As spouses, it’s important for us to observe and learn from each other. This requires that we have a teachable spirit. (This has not always been easy for me, I often take criticism from my husband, even constructive criticism, very personally. But I’m getting better.) A commitment to learn from each other requires that we fight for our marriage like a team, instead of fighting about who is right. There’s more than one right way to do things, so why fight about it? We can agree to disagree, right?
In the busyness of life, it can be easy to overlook the special qualities your spouse has. It’s also easier to focus on the things they do that annoy you rather than on the things you appreciate. Because you’re used to them, you may not see the value of the good qualities as much as in the past. But the truth is, it’s a choice. We always have more to learn and who better to teach us new things than our spouse?

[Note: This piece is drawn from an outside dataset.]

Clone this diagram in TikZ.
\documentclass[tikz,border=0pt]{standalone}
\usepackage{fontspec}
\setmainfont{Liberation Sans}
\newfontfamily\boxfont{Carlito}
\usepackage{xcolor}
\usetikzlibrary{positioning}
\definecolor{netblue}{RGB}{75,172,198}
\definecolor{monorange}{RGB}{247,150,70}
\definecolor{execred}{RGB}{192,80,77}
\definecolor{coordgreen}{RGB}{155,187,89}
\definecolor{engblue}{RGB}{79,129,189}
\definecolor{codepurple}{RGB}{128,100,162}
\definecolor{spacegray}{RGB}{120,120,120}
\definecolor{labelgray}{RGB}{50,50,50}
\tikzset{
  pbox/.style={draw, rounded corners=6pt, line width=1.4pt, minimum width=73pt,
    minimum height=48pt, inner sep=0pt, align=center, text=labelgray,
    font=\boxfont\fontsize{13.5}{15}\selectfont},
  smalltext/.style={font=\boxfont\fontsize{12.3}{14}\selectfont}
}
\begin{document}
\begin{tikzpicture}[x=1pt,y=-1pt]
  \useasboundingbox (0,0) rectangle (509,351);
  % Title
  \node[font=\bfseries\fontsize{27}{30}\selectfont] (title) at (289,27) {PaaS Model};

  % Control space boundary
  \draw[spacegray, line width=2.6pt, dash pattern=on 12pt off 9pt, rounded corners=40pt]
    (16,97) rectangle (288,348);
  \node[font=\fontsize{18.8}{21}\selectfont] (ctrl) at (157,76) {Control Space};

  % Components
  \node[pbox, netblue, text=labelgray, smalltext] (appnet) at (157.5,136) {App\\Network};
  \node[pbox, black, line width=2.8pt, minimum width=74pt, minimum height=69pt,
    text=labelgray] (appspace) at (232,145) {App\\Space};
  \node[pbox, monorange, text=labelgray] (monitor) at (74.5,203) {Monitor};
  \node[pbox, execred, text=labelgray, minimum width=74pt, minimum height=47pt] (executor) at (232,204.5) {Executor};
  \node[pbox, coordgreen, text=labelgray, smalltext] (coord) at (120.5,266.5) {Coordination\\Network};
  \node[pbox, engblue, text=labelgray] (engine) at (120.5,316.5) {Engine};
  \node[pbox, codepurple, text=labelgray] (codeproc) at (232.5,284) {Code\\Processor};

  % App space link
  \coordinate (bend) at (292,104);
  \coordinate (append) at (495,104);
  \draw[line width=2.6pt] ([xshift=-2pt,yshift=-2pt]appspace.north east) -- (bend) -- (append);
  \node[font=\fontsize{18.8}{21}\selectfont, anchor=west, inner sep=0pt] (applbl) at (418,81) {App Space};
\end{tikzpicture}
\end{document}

While my husband and I were dating, I really appreciated how he took the time to explain things to me. Somehow it came up that I didn’t know how to change a tire. One afternoon he taught me how, walking me through it step by step. Then and now, whenever I ask questions about how something works, he always takes the time to explain it to me.
To continually be in the habit of learning from each other, try asking each other these questions on a regular basis:
- What is God teaching you this week?
- What are you reading or listening to?
- What challenges are you facing, at work or home?
- How does that make you feel?*
*Not only can we learn new skills from each other, we can also learn more about each other’s hearts. We all have unique personalities, histories and ways of processing life. The more you understand yourself and your spouse, the better your marriage can be.
Take some time this week to appreciate the things your spouse has taught you over the years. Express your thanks for what you have learned from them, whether it’s big (like changing a tire) or small (like a better way to load the dishwasher). Continue to observe his/her behavior and you’ll keep learning new things.